▶
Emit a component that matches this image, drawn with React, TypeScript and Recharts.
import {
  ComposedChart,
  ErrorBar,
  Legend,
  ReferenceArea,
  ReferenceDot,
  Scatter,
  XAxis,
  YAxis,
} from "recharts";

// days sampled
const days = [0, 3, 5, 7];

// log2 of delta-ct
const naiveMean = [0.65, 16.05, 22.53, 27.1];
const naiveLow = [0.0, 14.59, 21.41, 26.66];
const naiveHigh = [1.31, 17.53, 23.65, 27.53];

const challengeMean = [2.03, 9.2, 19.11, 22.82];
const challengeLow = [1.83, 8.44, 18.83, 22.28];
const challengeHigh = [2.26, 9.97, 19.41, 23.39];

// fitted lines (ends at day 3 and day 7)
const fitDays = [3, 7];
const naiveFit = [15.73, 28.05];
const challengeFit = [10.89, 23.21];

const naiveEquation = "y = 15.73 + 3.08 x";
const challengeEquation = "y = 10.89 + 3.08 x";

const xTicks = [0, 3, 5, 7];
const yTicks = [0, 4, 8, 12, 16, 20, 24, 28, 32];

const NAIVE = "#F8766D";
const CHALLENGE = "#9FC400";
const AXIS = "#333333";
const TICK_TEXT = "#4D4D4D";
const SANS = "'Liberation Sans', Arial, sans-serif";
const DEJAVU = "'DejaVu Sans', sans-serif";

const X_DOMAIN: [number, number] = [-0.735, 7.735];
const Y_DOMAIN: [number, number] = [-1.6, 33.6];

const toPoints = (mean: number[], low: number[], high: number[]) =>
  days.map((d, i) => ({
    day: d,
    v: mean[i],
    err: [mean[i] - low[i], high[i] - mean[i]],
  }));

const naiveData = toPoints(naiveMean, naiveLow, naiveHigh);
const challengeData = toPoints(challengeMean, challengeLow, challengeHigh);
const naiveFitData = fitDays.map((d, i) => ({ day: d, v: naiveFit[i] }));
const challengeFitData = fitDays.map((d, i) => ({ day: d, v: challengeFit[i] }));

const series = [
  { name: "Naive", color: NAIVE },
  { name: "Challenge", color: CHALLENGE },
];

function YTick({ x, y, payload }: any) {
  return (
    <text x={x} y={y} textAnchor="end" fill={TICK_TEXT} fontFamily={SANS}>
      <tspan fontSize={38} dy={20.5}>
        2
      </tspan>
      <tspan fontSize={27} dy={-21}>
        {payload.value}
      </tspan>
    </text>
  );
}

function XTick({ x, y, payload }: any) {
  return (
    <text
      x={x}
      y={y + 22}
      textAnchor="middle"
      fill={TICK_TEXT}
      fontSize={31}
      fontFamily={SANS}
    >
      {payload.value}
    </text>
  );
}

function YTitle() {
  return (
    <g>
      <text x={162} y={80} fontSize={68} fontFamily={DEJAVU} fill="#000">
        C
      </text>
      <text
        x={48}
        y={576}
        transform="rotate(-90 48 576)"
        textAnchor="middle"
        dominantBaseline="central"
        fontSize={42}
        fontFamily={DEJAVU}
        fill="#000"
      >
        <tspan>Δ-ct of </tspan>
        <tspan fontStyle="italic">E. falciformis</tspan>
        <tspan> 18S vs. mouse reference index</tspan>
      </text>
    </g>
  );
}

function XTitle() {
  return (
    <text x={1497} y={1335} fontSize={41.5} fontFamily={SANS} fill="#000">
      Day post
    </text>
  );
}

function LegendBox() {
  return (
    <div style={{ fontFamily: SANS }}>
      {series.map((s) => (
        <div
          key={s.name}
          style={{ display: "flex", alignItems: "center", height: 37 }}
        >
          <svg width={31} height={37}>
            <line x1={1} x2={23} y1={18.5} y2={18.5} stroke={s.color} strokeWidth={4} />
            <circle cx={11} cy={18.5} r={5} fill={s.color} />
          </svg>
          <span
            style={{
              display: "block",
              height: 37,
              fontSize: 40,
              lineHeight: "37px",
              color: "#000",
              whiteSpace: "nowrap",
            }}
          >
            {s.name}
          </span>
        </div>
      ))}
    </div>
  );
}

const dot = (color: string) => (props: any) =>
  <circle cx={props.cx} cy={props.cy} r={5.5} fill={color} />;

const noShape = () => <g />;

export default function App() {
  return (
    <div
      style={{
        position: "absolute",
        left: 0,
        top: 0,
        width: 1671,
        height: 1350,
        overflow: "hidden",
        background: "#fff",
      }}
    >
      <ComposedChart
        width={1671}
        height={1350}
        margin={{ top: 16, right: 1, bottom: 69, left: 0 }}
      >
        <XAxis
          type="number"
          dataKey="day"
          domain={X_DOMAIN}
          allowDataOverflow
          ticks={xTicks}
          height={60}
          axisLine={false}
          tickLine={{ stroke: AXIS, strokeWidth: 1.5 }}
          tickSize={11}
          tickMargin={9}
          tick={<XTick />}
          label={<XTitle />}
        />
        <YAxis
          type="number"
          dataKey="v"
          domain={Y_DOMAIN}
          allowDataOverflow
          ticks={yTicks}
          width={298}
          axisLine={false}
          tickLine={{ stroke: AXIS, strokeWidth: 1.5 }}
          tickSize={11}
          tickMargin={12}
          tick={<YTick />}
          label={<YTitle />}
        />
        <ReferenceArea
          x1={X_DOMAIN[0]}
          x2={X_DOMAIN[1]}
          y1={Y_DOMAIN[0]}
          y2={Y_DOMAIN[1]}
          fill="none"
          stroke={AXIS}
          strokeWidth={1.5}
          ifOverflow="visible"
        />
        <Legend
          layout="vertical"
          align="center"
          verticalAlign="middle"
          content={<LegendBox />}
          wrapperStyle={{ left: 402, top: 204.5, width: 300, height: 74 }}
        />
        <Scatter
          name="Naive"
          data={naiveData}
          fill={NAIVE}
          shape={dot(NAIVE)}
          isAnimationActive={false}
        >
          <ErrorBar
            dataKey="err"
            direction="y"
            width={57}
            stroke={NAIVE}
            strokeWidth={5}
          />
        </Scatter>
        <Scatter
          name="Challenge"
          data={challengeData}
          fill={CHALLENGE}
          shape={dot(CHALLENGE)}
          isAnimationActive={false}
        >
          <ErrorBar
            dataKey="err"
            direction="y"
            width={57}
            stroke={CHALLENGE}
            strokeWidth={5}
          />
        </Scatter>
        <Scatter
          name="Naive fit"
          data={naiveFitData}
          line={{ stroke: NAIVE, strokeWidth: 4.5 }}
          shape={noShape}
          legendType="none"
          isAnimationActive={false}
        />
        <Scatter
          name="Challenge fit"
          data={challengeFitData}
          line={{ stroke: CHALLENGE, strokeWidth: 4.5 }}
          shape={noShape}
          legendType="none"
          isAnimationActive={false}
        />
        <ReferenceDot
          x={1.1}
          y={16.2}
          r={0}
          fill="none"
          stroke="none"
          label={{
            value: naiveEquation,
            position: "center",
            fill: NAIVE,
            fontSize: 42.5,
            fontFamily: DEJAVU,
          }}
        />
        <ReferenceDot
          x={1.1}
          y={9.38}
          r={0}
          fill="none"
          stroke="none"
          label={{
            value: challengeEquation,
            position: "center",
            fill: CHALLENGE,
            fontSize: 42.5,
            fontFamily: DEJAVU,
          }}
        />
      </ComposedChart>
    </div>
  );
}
◀
Give the data again, exactly as it stands.

▸ Correct answer
Emit a component that matches this image, drawn with React, TypeScript and Recharts.
import {
  ComposedChart,
  ErrorBar,
  Legend,
  ReferenceArea,
  ReferenceDot,
  Scatter,
  XAxis,
  YAxis,
} from "recharts";

// days sampled
const days = [0, 3, 5, 7];

// log2 of delta-ct
const naiveMean = [0.65, 16.05, 22.53, 27.1];
const naiveLow = [0.0, 14.59, 21.41, 26.66];
const naiveHigh = [1.31, 17.53, 23.65, 27.53];

const challengeMean = [2.03, 9.2, 19.11, 22.82];
const challengeLow = [1.83, 8.44, 18.83, 22.28];
const challengeHigh = [2.26, 9.97, 19.41, 23.39];

// fitted lines (ends at day 3 and day 7)
const fitDays = [3, 7];
const naiveFit = [15.73, 28.05];
const challengeFit = [10.89, 23.21];

const naiveEquation = "y = 15.73 + 3.08 x";
const challengeEquation = "y = 10.89 + 3.08 x";

const xTicks = [0, 3, 5, 7];
const yTicks = [0, 4, 8, 12, 16, 20, 24, 28, 32];

const NAIVE = "#F8766D";
const CHALLENGE = "#9FC400";
const AXIS = "#333333";
const TICK_TEXT = "#4D4D4D";
const SANS = "'Liberation Sans', Arial, sans-serif";
const DEJAVU = "'DejaVu Sans', sans-serif";

const X_DOMAIN: [number, number] = [-0.735, 7.735];
const Y_DOMAIN: [number, number] = [-1.6, 33.6];

const toPoints = (mean: number[], low: number[], high: number[]) =>
  days.map((d, i) => ({
    day: d,
    v: mean[i],
    err: [mean[i] - low[i], high[i] - mean[i]],
  }));

const naiveData = toPoints(naiveMean, naiveLow, naiveHigh);
const challengeData = toPoints(challengeMean, challengeLow, challengeHigh);
const naiveFitData = fitDays.map((d, i) => ({ day: d, v: naiveFit[i] }));
const challengeFitData = fitDays.map((d, i) => ({ day: d, v: challengeFit[i] }));

const series = [
  { name: "Naive", color: NAIVE },
  { name: "Challenge", color: CHALLENGE },
];

function YTick({ x, y, payload }: any) {
  return (
    <text x={x} y={y} textAnchor="end" fill={TICK_TEXT} fontFamily={SANS}>
      <tspan fontSize={38} dy={20.5}>
        2
      </tspan>
      <tspan fontSize={27} dy={-21}>
        {payload.value}
      </tspan>
    </text>
  );
}

function XTick({ x, y, payload }: any) {
  return (
    <text
      x={x}
      y={y + 22}
      textAnchor="middle"
      fill={TICK_TEXT}
      fontSize={31}
      fontFamily={SANS}
    >
      {payload.value}
    </text>
  );
}

function YTitle() {
  return (
    <g>
      <text x={162} y={80} fontSize={68} fontFamily={DEJAVU} fill="#000">
        C
      </text>
      <text
        x={48}
        y={576}
        transform="rotate(-90 48 576)"
        textAnchor="middle"
        dominantBaseline="central"
        fontSize={42}
        fontFamily={DEJAVU}
        fill="#000"
      >
        <tspan>Δ-ct of </tspan>
        <tspan fontStyle="italic">E. falciformis</tspan>
        <tspan> 18S vs. mouse reference index</tspan>
      </text>
    </g>
  );
}

function XTitle() {
  return (
    <text x={1497} y={1335} fontSize={41.5} fontFamily={SANS} fill="#000">
      Day post
    </text>
  );
}

function LegendBox() {
  return (
    <div style={{ fontFamily: SANS }}>
      {series.map((s) => (
        <div
          key={s.name}
          style={{ display: "flex", alignItems: "center", height: 37 }}
        >
          <svg width={31} height={37}>
            <line x1={1} x2={23} y1={18.5} y2={18.5} stroke={s.color} strokeWidth={4} />
            <circle cx={11} cy={18.5} r={5} fill={s.color} />
          </svg>
          <span
            style={{
              display: "block",
              height: 37,
              fontSize: 40,
              lineHeight: "37px",
              color: "#000",
              whiteSpace: "nowrap",
            }}
          >
            {s.name}
          </span>
        </div>
      ))}
    </div>
  );
}

const dot = (color: string) => (props: any) =>
  <circle cx={props.cx} cy={props.cy} r={5.5} fill={color} />;

const noShape = () => <g />;

export default function App() {
  return (
    <div
      style={{
        position: "absolute",
        left: 0,
        top: 0,
        width: 1671,
        height: 1350,
        overflow: "hidden",
        background: "#fff",
      }}
    >
      <ComposedChart
        width={1671}
        height={1350}
        margin={{ top: 16, right: 1, bottom: 69, left: 0 }}
      >
        <XAxis
          type="number"
          dataKey="day"
          domain={X_DOMAIN}
          allowDataOverflow
          ticks={xTicks}
          height={60}
          axisLine={false}
          tickLine={{ stroke: AXIS, strokeWidth: 1.5 }}
          tickSize={11}
          tickMargin={9}
          tick={<XTick />}
          label={<XTitle />}
        />
        <YAxis
          type="number"
          dataKey="v"
          domain={Y_DOMAIN}
          allowDataOverflow
          ticks={yTicks}
          width={298}
          axisLine={false}
          tickLine={{ stroke: AXIS, strokeWidth: 1.5 }}
          tickSize={11}
          tickMargin={12}
          tick={<YTick />}
          label={<YTitle />}
        />
        <ReferenceArea
          x1={X_DOMAIN[0]}
          x2={X_DOMAIN[1]}
          y1={Y_DOMAIN[0]}
          y2={Y_DOMAIN[1]}
          fill="none"
          stroke={AXIS}
          strokeWidth={1.5}
          ifOverflow="visible"
        />
        <Legend
          layout="vertical"
          align="center"
          verticalAlign="middle"
          content={<LegendBox />}
          wrapperStyle={{ left: 402, top: 204.5, width: 300, height: 74 }}
        />
        <Scatter
          name="Naive"
          data={naiveData}
          fill={NAIVE}
          shape={dot(NAIVE)}
          isAnimationActive={false}
        >
          <ErrorBar
            dataKey="err"
            direction="y"
            width={57}
            stroke={NAIVE}
            strokeWidth={5}
          />
        </Scatter>
        <Scatter
          name="Challenge"
          data={challengeData}
          fill={CHALLENGE}
          shape={dot(CHALLENGE)}
          isAnimationActive={false}
        >
          <ErrorBar
            dataKey="err"
            direction="y"
            width={57}
            stroke={CHALLENGE}
            strokeWidth={5}
          />
        </Scatter>
        <Scatter
          name="Naive fit"
          data={naiveFitData}
          line={{ stroke: NAIVE, strokeWidth: 4.5 }}
          shape={noShape}
          legendType="none"
          isAnimationActive={false}
        />
        <Scatter
          name="Challenge fit"
          data={challengeFitData}
          line={{ stroke: CHALLENGE, strokeWidth: 4.5 }}
          shape={noShape}
          legendType="none"
          isAnimationActive={false}
        />
        <ReferenceDot
          x={1.1}
          y={16.2}
          r={0}
          fill="none"
          stroke="none"
          label={{
            value: naiveEquation,
            position: "center",
            fill: NAIVE,
            fontSize: 42.5,
            fontFamily: DEJAVU,
          }}
        />
        <ReferenceDot
          x={1.1}
          y={9.38}
          r={0}
          fill="none"
          stroke="none"
          label={{
            value: challengeEquation,
            position: "center",
            fill: CHALLENGE,
            fontSize: 42.5,
            fontFamily: DEJAVU,
          }}
        />
      </ComposedChart>
    </div>
  );
}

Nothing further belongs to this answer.